Sometimes I would get irritated that our entire discussions and visits seemed to rotate around sports.
But then, long ago, when I was briefly hospitalized while covering the Final Four in Tampa, he drove up from his south Florida home and showed up unexpectedly at my bedside.
“I’ll be directing things from now on,” he announced to the nurses. “I’ve spent more time in hospitals than any of you.”
Over time it became clear he was more than a sports buddy, he was a true brother, a devoted son, a caring friend.
He wrote legal letters for my daughter in her battle with an ornery landlord. He gave real estate advice to my son before his first home purchase. He showed up at family weddings and funerals. My children called him “Uncle Andrew.”
When I contracted a bad case of COVID two years ago, he called me crying, wondering how his life would be if I died. I stifled my tears at the unspoken and likelier notion that I would be just as lost if he died first.
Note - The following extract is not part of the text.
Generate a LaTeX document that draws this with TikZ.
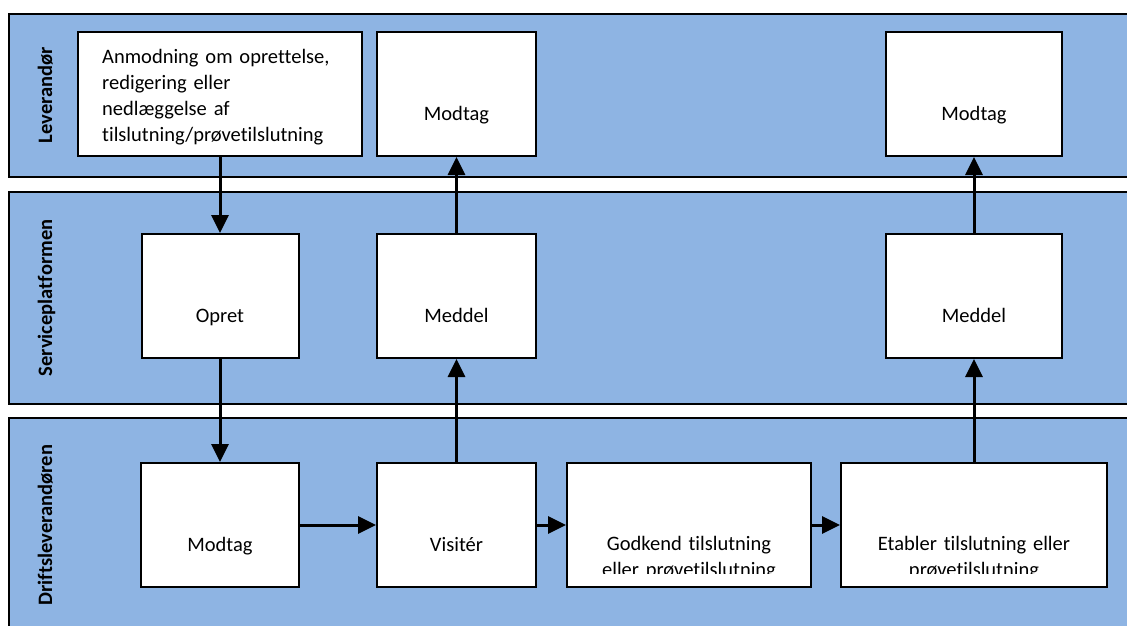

Sure enough, Sunday night, three days after his death, I broke down at the keyboard while trying to figure out this week’s fantasy baseball lineup. Our bond was indeed strongest around our fantasy league teams, named “Billfish” after a combination of my first name and Fishbein, Andrew’s last name by birth.
Billfish would spend hours over the phone in preparation for drafts, then hours afterward evaluating the picks. Billfish would text each other with every great or terrible performance by one of its players, and then loudly argue over whether to drop or trade that player.
We’ve done this together for more than 20 years in the same baseball and football leagues, and at the end of every season, whether we won a championship or finished in the cellar, we would always text each other the same thing, two words which will resonate with me always.
“Billfish Forever!”
What a game. Incredible game. Love you, bro.